The Downtown Eastside is one of those many impoverished areas in Canada that Canadian Prime Minister Stephen Harper said don’t exist in his opening speech to WUFIII on Monday. In fact, street homelessness is up by 238% from 2002 to 2005 in Vancouver. That’s not just in the Downtown Eastside, but ” like many other Canadian cities ” in growing pockets of poverty in the outer suburbs.
Homelessness, and the underlying affordable housing crisis, has been growing rapidly since the days of Brian Mulroney (Canada’s last Conservative Prime Minister but one ” there was a short reign by Kim Campbell who presided over the sinking Tory ship in 1992). Mulroney cut about $1.8 billion from Canada’s national housing budget in the decade following his election in 1984. Then, in 1993, he cancelled entirely spending on new affordable housing.

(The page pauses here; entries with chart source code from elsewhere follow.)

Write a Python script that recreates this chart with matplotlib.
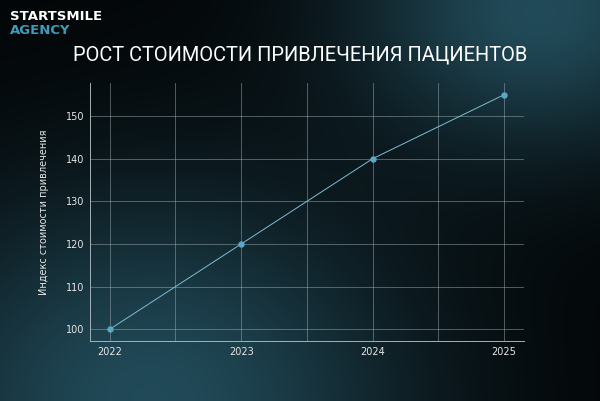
import matplotlib
matplotlib.use("Agg")
import matplotlib.pyplot as plt
import numpy as np

years = [2022, 2023, 2024, 2025]
index_values = [100, 120, 140, 155]
y_ticks = [100, 110, 120, 130, 140, 150]

title = "РОСТ СТОИМОСТИ ПРИВЛЕЧЕНИЯ ПАЦИЕНТОВ"
ylabel = "Индекс стоимости привлечения"

W, H = 600, 401
fig = plt.figure(figsize=(W / 100, H / 100), dpi=100)

# background: black with two teal glows
yy, xx = np.mgrid[0:H, 0:W].astype(float)
base = np.array([0.01, 0.02, 0.025])
g1 = np.exp(-(((xx - 540) / 135) ** 2 + ((yy - 10) / 100) ** 2) / 2)
g2 = np.exp(-(((xx - 150) / 185) ** 2 + ((yy - 400) / 150) ** 2) / 2)
c1 = np.array([0.12, 0.27, 0.32])
c2 = np.array([0.12, 0.27, 0.32])
img = base + g1[..., None] * c1 + g2[..., None] * c2
bg = fig.add_axes([0, 0, 1, 1], zorder=-1)
bg.imshow(np.clip(img, 0, 1), aspect="auto", extent=[0, 1, 0, 1])
bg.axis("off")

ax = fig.add_axes([0.15, 0.1496, 0.723, 0.6434])
ax.set_facecolor("none")
ax.plot(years, index_values, color="#7fbdd4", lw=0.7, marker="o",
        markersize=3.6, markerfacecolor="#5aa8c8", markeredgecolor="#5aa8c8")

ax.set_xticks(years)
ax.set_xticks([2022.5, 2023.5, 2024.5], minor=True)
ax.set_yticks(y_ticks)
ax.tick_params(which="both", length=0, colors="#e6e6e6", labelsize=7, pad=4)
ax.grid(True, which="both", color="#a4b2b7", lw=0.6, alpha=0.55)
for side in ["top", "right"]:
    ax.spines[side].set_visible(False)
for side in ["left", "bottom"]:
    ax.spines[side].set_color("#a4b2b7")
    ax.spines[side].set_linewidth(0.7)
ax.set_ylabel(ylabel, color="#e6e6e6", fontsize=7, labelpad=12)

fig.text(0.017, 0.950, "STARTSMILE", color="white", fontsize=9.5,
         fontweight="bold", family="DejaVu Sans", va="baseline")
fig.text(0.017, 0.915, "AGENCY", color="#3d9bbb", fontsize=9.5,
         fontweight="bold", family="DejaVu Sans", va="baseline")
fig.text(0.5, 0.848, title, color="white", fontsize=14.4, family="Roboto",
         ha="center", va="baseline")

fig.savefig("out.png", dpi=100)
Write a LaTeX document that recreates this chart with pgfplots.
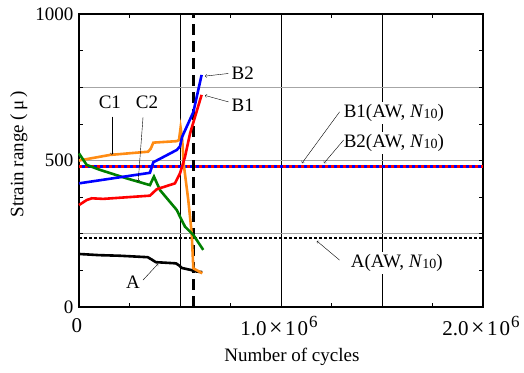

The Liberals under Jean Chretien and Paul Martin promised to restore national housing funding, but they did just the opposite when they were elected in 1993. They made further cuts, downloaded national housing programs to the provinces and territories and then privatized (or, as they said, commercialized key housing initiatives).

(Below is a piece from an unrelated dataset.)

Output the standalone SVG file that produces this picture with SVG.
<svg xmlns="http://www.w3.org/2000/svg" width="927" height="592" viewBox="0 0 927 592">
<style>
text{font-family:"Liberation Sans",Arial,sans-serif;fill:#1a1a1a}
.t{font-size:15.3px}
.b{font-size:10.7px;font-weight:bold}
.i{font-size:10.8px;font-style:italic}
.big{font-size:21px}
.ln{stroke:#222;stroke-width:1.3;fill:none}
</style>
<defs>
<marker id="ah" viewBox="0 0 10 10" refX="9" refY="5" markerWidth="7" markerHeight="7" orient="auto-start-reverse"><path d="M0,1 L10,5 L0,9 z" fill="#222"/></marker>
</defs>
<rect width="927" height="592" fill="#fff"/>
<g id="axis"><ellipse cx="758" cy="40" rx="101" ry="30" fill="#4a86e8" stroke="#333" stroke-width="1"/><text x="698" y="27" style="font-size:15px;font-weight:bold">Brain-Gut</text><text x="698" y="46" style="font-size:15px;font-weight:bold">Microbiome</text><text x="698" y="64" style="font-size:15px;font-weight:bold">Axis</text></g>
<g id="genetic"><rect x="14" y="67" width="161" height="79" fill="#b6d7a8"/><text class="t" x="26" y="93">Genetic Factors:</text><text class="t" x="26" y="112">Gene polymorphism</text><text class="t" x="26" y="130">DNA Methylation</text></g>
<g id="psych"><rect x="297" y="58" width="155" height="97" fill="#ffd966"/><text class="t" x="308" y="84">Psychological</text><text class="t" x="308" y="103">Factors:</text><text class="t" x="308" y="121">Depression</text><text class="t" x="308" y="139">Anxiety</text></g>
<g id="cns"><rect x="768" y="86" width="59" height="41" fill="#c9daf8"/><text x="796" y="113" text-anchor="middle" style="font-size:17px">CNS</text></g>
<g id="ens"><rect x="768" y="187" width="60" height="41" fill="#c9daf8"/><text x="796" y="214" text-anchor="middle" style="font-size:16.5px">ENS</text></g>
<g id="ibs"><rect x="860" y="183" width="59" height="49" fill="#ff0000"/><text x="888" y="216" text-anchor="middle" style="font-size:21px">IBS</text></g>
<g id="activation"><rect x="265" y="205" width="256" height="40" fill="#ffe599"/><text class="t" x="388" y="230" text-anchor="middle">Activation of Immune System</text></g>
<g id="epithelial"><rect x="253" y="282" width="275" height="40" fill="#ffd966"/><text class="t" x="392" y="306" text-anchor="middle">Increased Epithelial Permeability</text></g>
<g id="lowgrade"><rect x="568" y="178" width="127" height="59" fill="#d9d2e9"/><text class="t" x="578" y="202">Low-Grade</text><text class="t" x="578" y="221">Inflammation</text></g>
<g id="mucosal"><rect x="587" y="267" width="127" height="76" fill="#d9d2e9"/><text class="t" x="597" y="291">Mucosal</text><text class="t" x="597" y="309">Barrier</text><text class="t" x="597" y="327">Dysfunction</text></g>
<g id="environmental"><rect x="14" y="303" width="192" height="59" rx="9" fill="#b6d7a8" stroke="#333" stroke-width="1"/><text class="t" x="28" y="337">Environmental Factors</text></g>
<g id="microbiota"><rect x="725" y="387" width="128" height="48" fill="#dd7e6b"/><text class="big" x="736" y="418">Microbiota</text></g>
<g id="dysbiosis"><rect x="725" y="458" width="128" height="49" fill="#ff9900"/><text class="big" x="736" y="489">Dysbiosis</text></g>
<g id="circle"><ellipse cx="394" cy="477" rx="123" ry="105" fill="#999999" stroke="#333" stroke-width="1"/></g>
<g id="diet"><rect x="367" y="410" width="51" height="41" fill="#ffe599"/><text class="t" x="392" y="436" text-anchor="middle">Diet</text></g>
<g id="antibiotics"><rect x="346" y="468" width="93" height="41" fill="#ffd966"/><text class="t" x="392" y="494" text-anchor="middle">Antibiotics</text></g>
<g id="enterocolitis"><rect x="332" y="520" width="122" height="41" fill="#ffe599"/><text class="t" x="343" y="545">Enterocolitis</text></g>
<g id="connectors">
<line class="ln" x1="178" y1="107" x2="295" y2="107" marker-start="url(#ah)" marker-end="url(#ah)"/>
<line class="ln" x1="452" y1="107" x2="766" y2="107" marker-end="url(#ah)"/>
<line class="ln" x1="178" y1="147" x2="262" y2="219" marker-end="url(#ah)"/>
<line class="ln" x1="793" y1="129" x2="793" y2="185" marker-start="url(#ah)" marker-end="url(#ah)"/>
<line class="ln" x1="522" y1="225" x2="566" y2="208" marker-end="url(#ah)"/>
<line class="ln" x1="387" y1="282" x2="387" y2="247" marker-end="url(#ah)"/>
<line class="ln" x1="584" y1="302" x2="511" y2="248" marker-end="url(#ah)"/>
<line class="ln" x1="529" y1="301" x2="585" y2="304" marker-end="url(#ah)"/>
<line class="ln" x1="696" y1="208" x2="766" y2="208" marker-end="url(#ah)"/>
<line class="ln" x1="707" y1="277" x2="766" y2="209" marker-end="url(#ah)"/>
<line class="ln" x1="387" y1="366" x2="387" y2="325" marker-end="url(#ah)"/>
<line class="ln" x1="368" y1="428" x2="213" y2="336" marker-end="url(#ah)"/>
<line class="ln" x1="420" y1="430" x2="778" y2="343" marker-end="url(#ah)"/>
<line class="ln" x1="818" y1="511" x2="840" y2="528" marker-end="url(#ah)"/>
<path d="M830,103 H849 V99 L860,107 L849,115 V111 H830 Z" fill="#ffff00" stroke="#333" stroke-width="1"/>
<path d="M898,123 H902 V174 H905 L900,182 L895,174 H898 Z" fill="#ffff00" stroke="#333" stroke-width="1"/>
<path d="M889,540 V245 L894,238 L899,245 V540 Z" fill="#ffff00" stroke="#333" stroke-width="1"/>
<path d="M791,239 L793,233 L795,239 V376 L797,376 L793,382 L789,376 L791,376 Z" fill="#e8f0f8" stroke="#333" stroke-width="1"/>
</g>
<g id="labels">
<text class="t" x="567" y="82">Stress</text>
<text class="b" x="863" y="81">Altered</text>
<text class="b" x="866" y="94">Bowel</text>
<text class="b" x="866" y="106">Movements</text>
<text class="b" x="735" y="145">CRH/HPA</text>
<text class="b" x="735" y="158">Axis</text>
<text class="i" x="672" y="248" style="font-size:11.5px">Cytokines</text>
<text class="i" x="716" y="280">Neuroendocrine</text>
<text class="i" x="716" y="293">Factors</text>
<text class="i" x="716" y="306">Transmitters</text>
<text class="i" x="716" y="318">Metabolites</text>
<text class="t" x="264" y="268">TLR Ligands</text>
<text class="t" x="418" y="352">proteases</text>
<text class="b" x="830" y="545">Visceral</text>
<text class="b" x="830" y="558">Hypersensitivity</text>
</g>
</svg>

So, while it was a shock to many of the thousands of delegates from around the world to see so many homeless people and panhandlers in the obviously prosperous city of Vancouver, it is really no surprise.
But the real story of the Downtown Eastside is not simply misery, poverty and homelessness. It’s also about incredible hope and a number of amazing community projects. Everything from the award-winning Four Sisters Housing Co-op to the United We Can (a community recycling initiative) to the Portland Hotel supportive housing project to the safe injection site (the only one of its kind in North America) ” the Downtown Eastside shows plenty of examples of what happens when people get the resources that they need.
Private corporations have had a major presence at the World Urban Forum. As governments realize that they need to reinvest in people and communities, the private sector is standing ready to receive a share of the bounty. But there is a real danger that scarce community dollars will be diverted to private gain rather than public good.
The private sector has helped in the Downtown Eastside. Private contractors built the buildings that house the co-ops and community services, for instance. But the success was led by the community.
The towers of high-priced condominiums are beginning to crowd into the Downtown Eastside, like many other urban neighbourhoods in Canada. There is a real danger that property developers will crowd out community organizations and that, instead of ending homelessness and easing the crushing poverty of the Downtown Eastside, the poor will merely be forced out ” as they are in so many other parts of the world.